Since their inception, the Boot Camp has spawned a number of affiliates. The group's earliest affiliate is the production-crew Da Beatminerz, lead by Black Moon's DJ Evil Dee and his older brother Mr. Walt. Da Beatminerz originally produced the majority of the Camp's work, but since 1997, they have taken a backseat to a number of outside producers. Other affiliates include rappers the Representativz (consisting of Supreme and Lidu Rock, the younger brother of Heltah Skeltah's Rock), Illa Noyz (the younger brother of Heltah Skeltah's Sean Price), M.S., LS, BJ Swan, The BTJ's (Bucktown Juveniles), Rustee Juxx, Doc Holiday, Thunderfoot and Lil' Hardcore, Reggae-vocalists Jahdan and Twanie Ranks and R&B-vocalist group F.L.O.W. Though Black Moon is closely connected to the group, members 5ft and DJ Evil Dee are not official members of the Boot Camp Clik.

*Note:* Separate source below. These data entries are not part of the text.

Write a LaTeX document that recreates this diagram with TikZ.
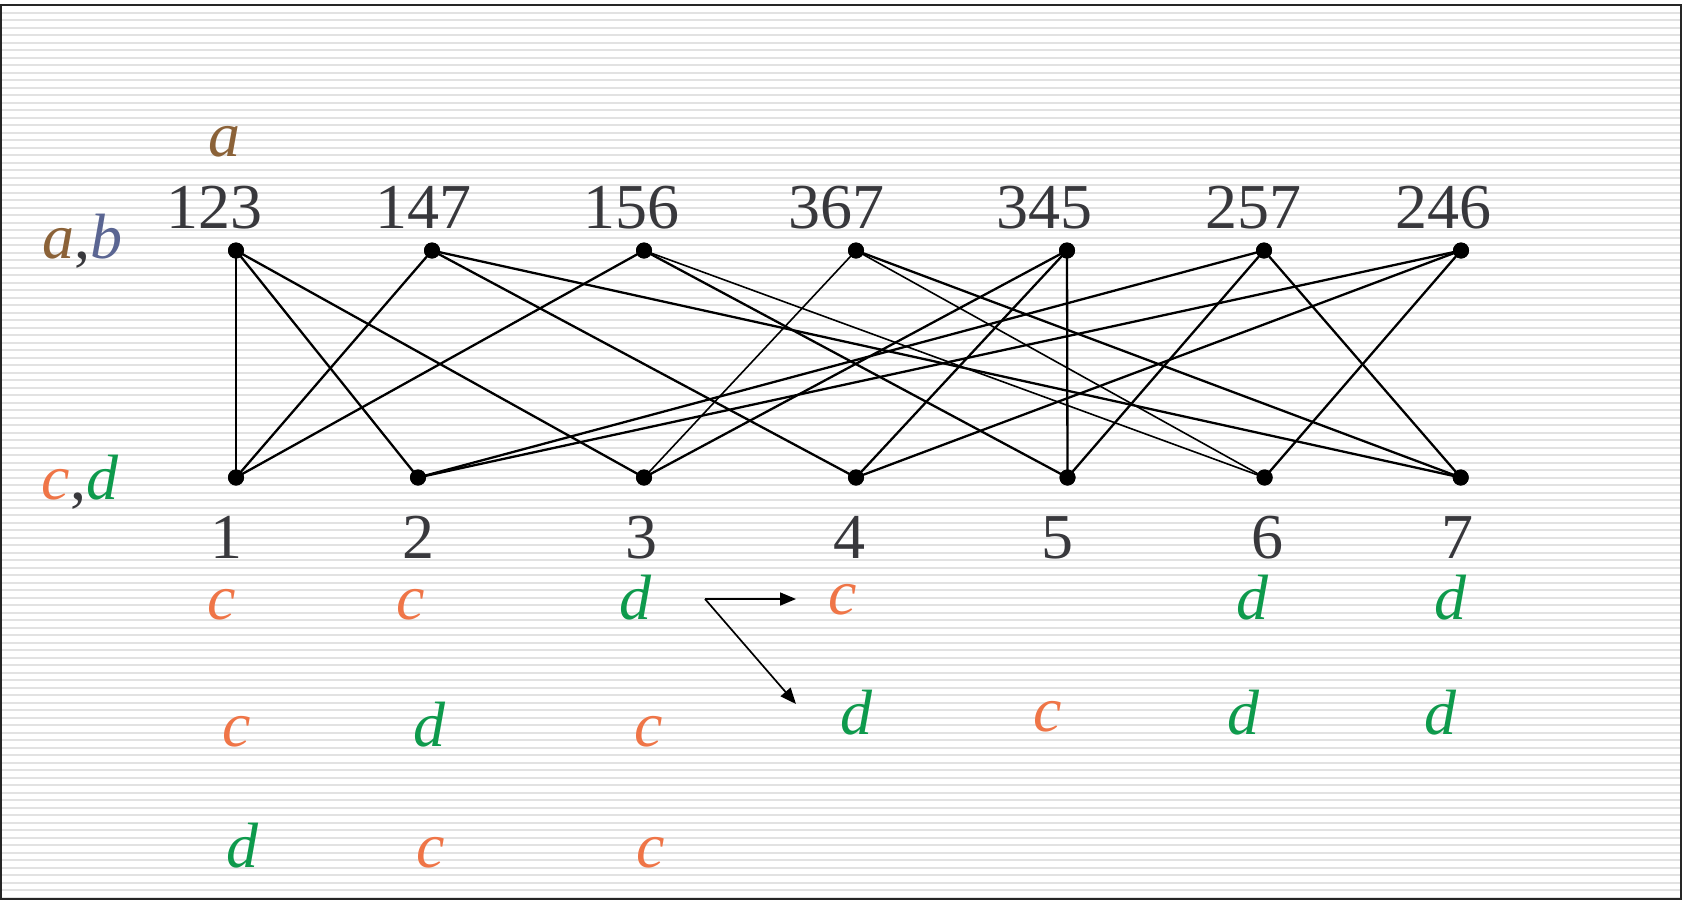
\documentclass[tikz,border=0pt]{standalone}
\usepackage{fontspec}
\setmainfont{Liberation Serif}
\usetikzlibrary{arrows.meta}
\definecolor{numgray}{HTML}{38383C}
\definecolor{cola}{HTML}{8B6238}
\definecolor{colb}{HTML}{5A6592}
\definecolor{colc}{HTML}{EF7547}
\definecolor{cold}{HTML}{0E9A4C}
\definecolor{stripecol}{HTML}{E2E2E2}
\begin{document}
\begin{tikzpicture}[x=1pt,y=-1pt,
  dot/.style={circle, fill=black, minimum size=16pt, inner sep=0pt},
  num/.style={anchor=base, inner sep=0pt, text=numgray, font=\fontsize{64}{70}\selectfont},
  lab/.style={anchor=base, inner sep=0pt, font=\fontsize{64}{70}\selectfont\itshape},
  link/.style={line width=2.3pt},
  thinlink/.style={line width=1.6pt},
  arr/.style={line width=1.7pt, -{Triangle[length=16pt,width=13pt]}}]
\useasboundingbox (0,0) rectangle (1686,906);
% background stripes
\fill[white] (1,5) rectangle (1681,899);
\foreach \k in {0,...,119}{
  \draw[stripecol, line width=2pt] (1,5+7.5*\k) -- (1681,5+7.5*\k);
}
\draw[line width=2pt, black!85] (1,5) rectangle (1681,899);
% top dots
\node[dot] (p123) at (236,250.5) {};
\node[dot] (p147) at (432,250.5) {};
\node[dot] (p156) at (644,250.5) {};
\node[dot] (p367) at (856,250.5) {};
\node[dot] (p345) at (1067,250.5) {};
\node[dot] (p257) at (1264,250.5) {};
\node[dot] (p246) at (1461,250.5) {};
% bottom dots
\node[dot] (q1) at (236,477.5) {};
\node[dot] (q2) at (418,477.5) {};
\node[dot] (q3) at (644,477.5) {};
\node[dot] (q4) at (856,477.5) {};
\node[dot] (q5) at (1067.5,477.5) {};
\node[dot] (q6) at (1264.6,477.5) {};
\node[dot] (q7) at (1460.7,477.5) {};
% edges
\draw[link] (p123.center) -- (q1.center);
\draw[link] (p123.center) -- (q2.center);
\draw[link] (p123.center) -- (q3.center);
\draw[link] (p147.center) -- (q1.center);
\draw[link] (p147.center) -- (q4.center);
\draw[link] (p147.center) -- (q7.center);
\draw[link] (p156.center) -- (q1.center);
\draw[link] (p156.center) -- (q5.center);
\draw[thinlink] (p156.center) -- (q6.center);
\draw[thinlink] (p367.center) -- (q3.center);
\draw[thinlink] (p367.center) -- (q6.center);
\draw[link] (p367.center) -- (q7.center);
\draw[link] (p345.center) -- (q3.center);
\draw[link] (p345.center) -- (q4.center);
\draw[link] (p345.center) -- (q5.center);
\draw[link] (p257.center) -- (q2.center);
\draw[link] (p257.center) -- (q5.center);
\draw[link] (p257.center) -- (q7.center);
\draw[link] (p246.center) -- (q2.center);
\draw[link] (p246.center) -- (q4.center);
\draw[link] (p246.center) -- (q6.center);
% redraw dots on top
\foreach \n in {p123,p147,p156,p367,p345,p257,p246,q1,q2,q3,q4,q5,q6,q7}{
  \fill (\n.center) circle (8pt);
}
% top labels
\node[num] (t123) at (214.5,228) {123};
\node[num] (t147) at (423,228) {147};
\node[num] (t156) at (631,228) {156};
\node[num] (t367) at (836.6,228) {367};
\node[num] (t345) at (1044.7,228) {345};
\node[num] (t257) at (1253,228) {257};
\node[num] (t246) at (1443.7,228) {246};
% bottom labels
\node[num] (b1) at (226.5,558) {1};
\node[num] (b2) at (418,558) {2};
\node[num] (b3) at (641.6,558) {3};
\node[num] (b4) at (849.7,558) {4};
\node[num] (b5) at (1057.6,558) {5};
\node[num] (b6) at (1267,558) {6};
\node[num] (b7) at (1457,558) {7};
% side labels
\node[lab, text=cola] (la) at (224,156) {a};
\node[lab] (lab) at (82,258) {\textcolor{cola}{a}\textcolor{numgray}{\upshape,}\textcolor{colb}{b}};
\node[lab] (lcd) at (80,499) {\textcolor{colc}{c}\textcolor{numgray}{\upshape,}\textcolor{cold}{d}};
% row 1
\node[lab, text=colc] (r1a) at (222,619) {c};
\node[lab, text=colc] (r1b) at (411,619) {c};
\node[lab, text=cold] (r1c) at (635,619) {d};
\node[lab, text=colc] (r1d) at (843,614) {c};
\node[lab, text=cold] (r1f) at (1252,619) {d};
\node[lab, text=cold] (r1g) at (1450,619) {d};
% row 2
\node[lab, text=colc] (r2a) at (237,746) {c};
\node[lab, text=cold] (r2b) at (429,746) {d};
\node[lab, text=colc] (r2c) at (649,746) {c};
\node[lab, text=cold] (r2d) at (856,734) {d};
\node[lab, text=colc] (r2e) at (1048,731) {c};
\node[lab, text=cold] (r2f) at (1243,734) {d};
\node[lab, text=cold] (r2g) at (1440,734) {d};
% row 3
\node[lab, text=cold] (r3a) at (242,867) {d};
\node[lab, text=colc] (r3b) at (431,867) {c};
\node[lab, text=colc] (r3c) at (651,867) {c};
% arrows
\coordinate (arrstart) at (705,599);
\coordinate (arrendc) at (796,599);
\coordinate (arrendd) at (796,704);
\draw[arr] (arrstart) -- (arrendc);
\draw[arr] (arrstart) -- (arrendd);
\end{tikzpicture}
\end{document}
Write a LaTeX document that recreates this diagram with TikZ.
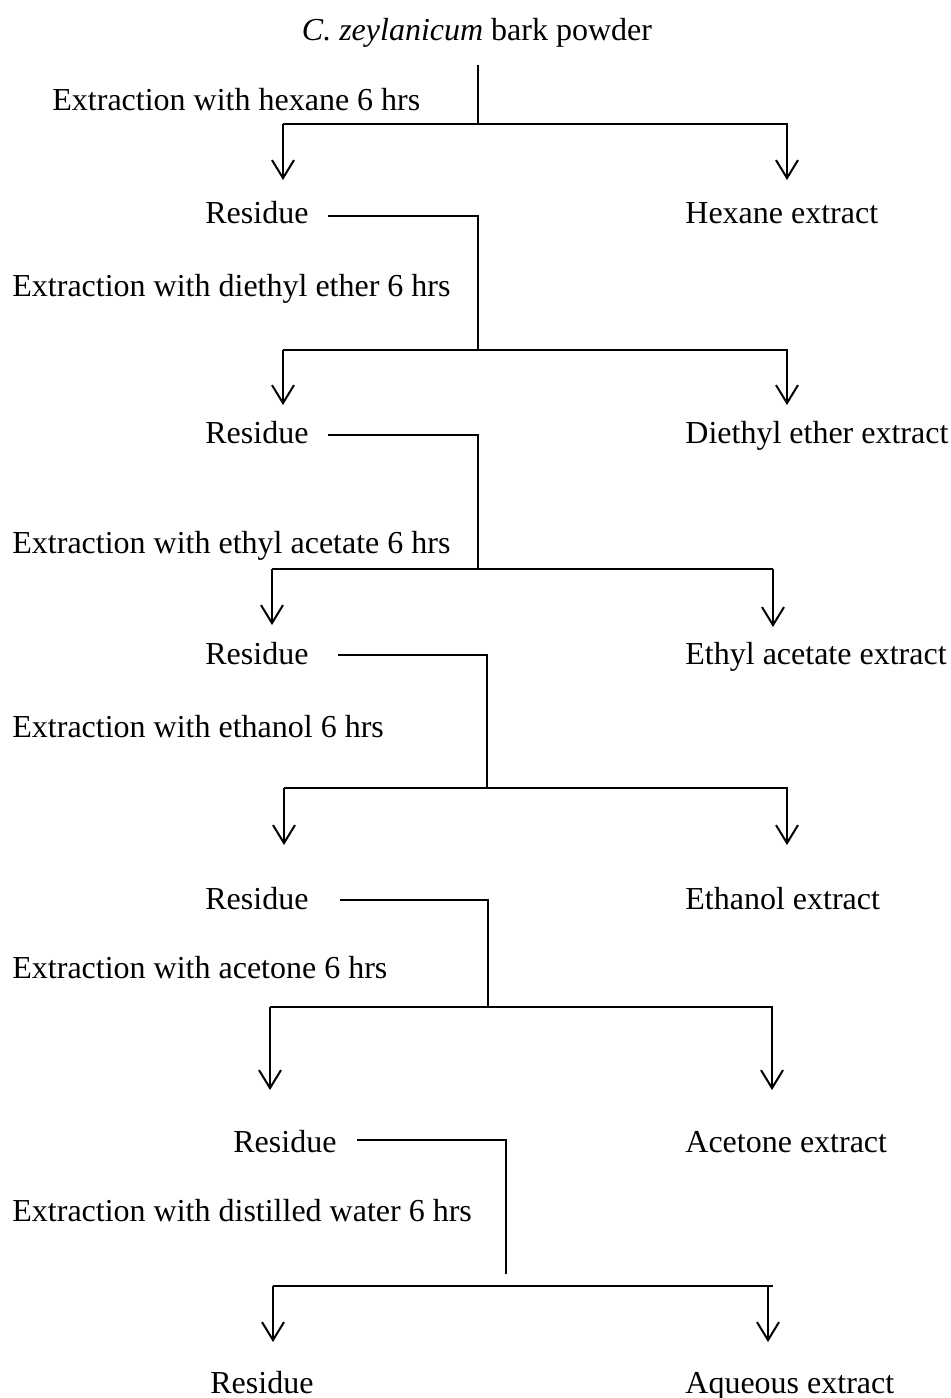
\documentclass[tikz,border=0pt]{standalone}
\usepackage{fontspec}
\setmainfont{Liberation Serif}
\usetikzlibrary{arrows.meta}
\begin{document}
\begin{tikzpicture}[x=0.5pt,y=-0.5pt,
  lbl/.style={inner sep=0pt,anchor=mid west,yshift=-3pt,font=\fontsize{16pt}{18pt}\selectfont},
  ln/.style={line width=1pt},
  arr/.style={line width=1pt,-{Straight Barb[length=9pt,width=11pt,line width=1pt]}}]
\useasboundingbox (0,0) rectangle (951,1398);
% texts
\node[lbl,anchor=mid] (title) at (477,30) {\textit{C. zeylanicum} bark powder};
\node[lbl] (e1) at (52,100) {Extraction with hexane 6 hrs};
\node[lbl] (r1) at (205,213) {Residue};
\node[lbl] (x1) at (685,213) {Hexane extract};
\node[lbl] (e2) at (12,286) {Extraction with diethyl ether 6 hrs};
\node[lbl] (r2) at (205,433) {Residue};
\node[lbl] (x2) at (685,433) {Diethyl ether extract};
\node[lbl] (e3) at (12,543) {Extraction with ethyl acetate 6 hrs};
\node[lbl] (r3) at (205,654) {Residue};
\node[lbl] (x3) at (685,654) {Ethyl acetate extract};
\node[lbl] (e4) at (12,727) {Extraction with ethanol 6 hrs};
\node[lbl] (r4) at (205,899) {Residue};
\node[lbl] (x4) at (685,899) {Ethanol extract};
\node[lbl] (e5) at (12,968) {Extraction with acetone 6 hrs};
\node[lbl] (r5) at (233,1142) {Residue};
\node[lbl] (x5) at (685,1142) {Acetone extract};
\node[lbl] (e6) at (12,1211) {Extraction with distilled water 6 hrs};
\node[lbl] (r6) at (210,1383) {Residue};
\node[lbl] (x6) at (685,1383) {Aqueous extract};
% coordinates
\coordinate (s1) at (478,65);   \coordinate (j1) at (478,124);
\coordinate (s2) at (328,216);  \coordinate (c2) at (478,216); \coordinate (j2) at (478,350);
\coordinate (s3) at (328,435);  \coordinate (c3) at (478,435); \coordinate (j3) at (478,569);
\coordinate (s4) at (338,655);  \coordinate (c4) at (487,655); \coordinate (j4) at (487,788);
\coordinate (s5) at (340,900);  \coordinate (c5) at (488,900); \coordinate (j5) at (488,1007);
\coordinate (s6) at (357,1140); \coordinate (c6) at (506,1140); \coordinate (j6) at (506,1274);
% stage 1
\draw[ln] (s1) -- (j1);
\draw[ln] (283,124) -- (788,124);
\draw[arr] (283,124) -- (283,180);
\draw[arr] (787,124) -- (787,180);
% stage 2
\draw[ln] (s2) -- (c2) -- (j2);
\draw[ln] (283,350) -- (788,350);
\draw[arr] (283,350) -- (283,405);
\draw[arr] (787,350) -- (787,405);
% stage 3
\draw[ln] (s3) -- (c3) -- (j3);
\draw[ln] (272,569) -- (773,569);
\draw[arr] (272,569) -- (272,625);
\draw[arr] (773,569) -- (773,627);
% stage 4
\draw[ln] (s4) -- (c4) -- (j4);
\draw[ln] (284,788) -- (788,788);
\draw[arr] (284,788) -- (284,845);
\draw[arr] (787,788) -- (787,845);
% stage 5
\draw[ln] (s5) -- (c5) -- (j5);
\draw[ln] (270,1007) -- (773,1007);
\draw[arr] (270,1007) -- (270,1090);
\draw[arr] (772,1007) -- (772,1090);
% stage 6
\draw[ln] (s6) -- (c6) -- (j6);
\draw[ln] (273,1286) -- (773,1286);
\draw[arr] (273,1286) -- (273,1342);
\draw[arr] (768,1286) -- (768,1342);
\end{tikzpicture}
\end{document}
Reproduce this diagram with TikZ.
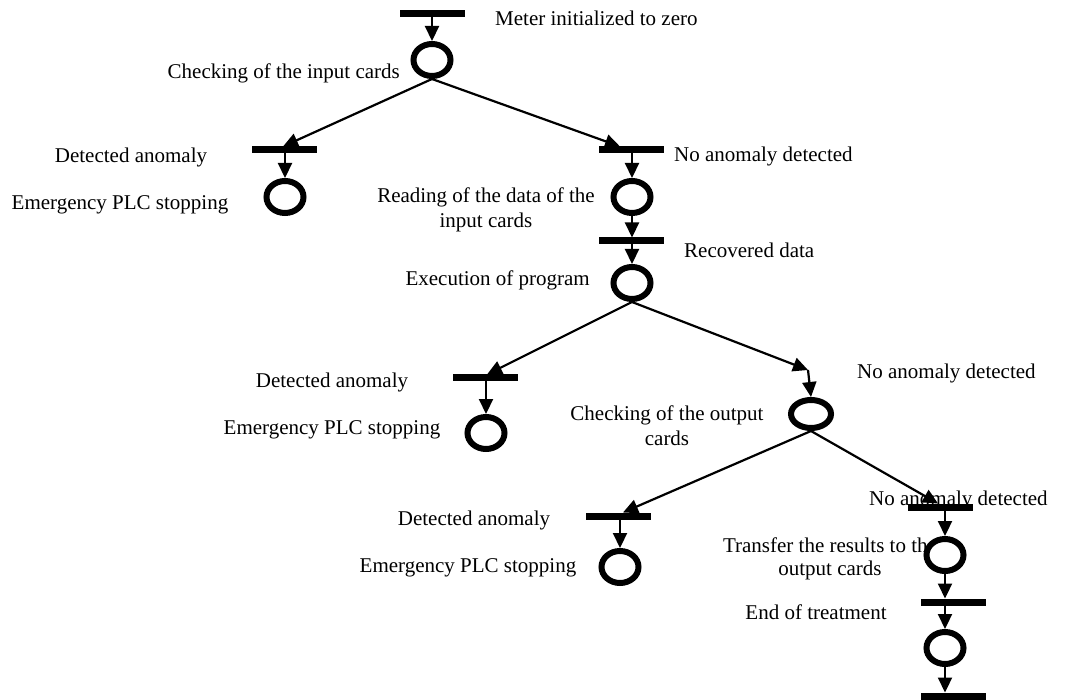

For The People is the debut album from Hip Hop collective Boot Camp Clik, consisting of Buckshot from Black Moon, Cocoa Brovaz, formerly known as Smif-N-Wessun, Heltah Skeltah and O.G.C. The crew officially organized in 1995, with all eight members appearing on the song "Cession At Da Doghillee" from Smif-N-Wessun's Dah Shinin'. The album features a different sound then that heard on previous Camp related releases, with the crew abandoning their past production crew Da Beatminerz, instead recording with live instrumentation. The sound put off many fans, and the album received mediocre reviews and went on to sell just over 300,000 copies in the United States.

This album was re-released as Still For the People on April 24, 2007

01. 1-900 Get Da Boot (Feat. The Original K.I.M.)
02. Down By Law (Feat. Tony Touch & Dru-Ha)
03. Night Riders (Feat. LaVoice)
04. Headz Are Reddee Pt. II
05. Watch Your Step (Feat. Representativz)
06. Illa Noyz (Feat. Illa Noyz)
07. Rag Time (Feat. Mada Rocka & LS)
08. Blackout (Feat. BJ Swan, Supreme & Illa Noyz)
09. Ohkeedoke (Feat. M.S.)
10. Rugged Terrain (Feat. Twanie Ranks)
11. The Dugout
12. Go For Yours (Feat. The B.T.J.'s)
13. Likkle Youth Man Dem
14. Last Time (Feat. BJ Swan & F.L.O.W.)

Thought I'd throw up that little bio as it was very interesting and informative, anyway, my thoughts on the debut BCC album:Very diffrent to their previous solo albums, no Beatminerz and completely different sound, strings, live instruments etc... This album was very hit and miss with a lot of BCC fans, understandedly so, half had high expectations to to previous efforts, only to feel let down by the sudden change in sound and the other half who understood where the BCC where coming from with their change of direction and welcomed it with open arms. I guess over time, I fell into both categories, yeah when I first heard it a couple times, it stayed on the shelf for a good while, but after hearing their most recent dope releases, I went back, flung it back in the stereo and spazzed out... I just thought FUCK IT, it's the BCC and noboby comes close to them in terms of longevity, consistency (a couple minor steps tho) and overall hip hop superiority. They've been releasing quality material since 1992 and continue to do so till this very day. Final thoughts on this album... not a patch on there debut solo releases but still a quality release in it's own right. So I think this is definiely a slept on album, not a classic but because people were quick to dismiss this on it's first release, it should be copped and given another go, it just might grow you, second go round.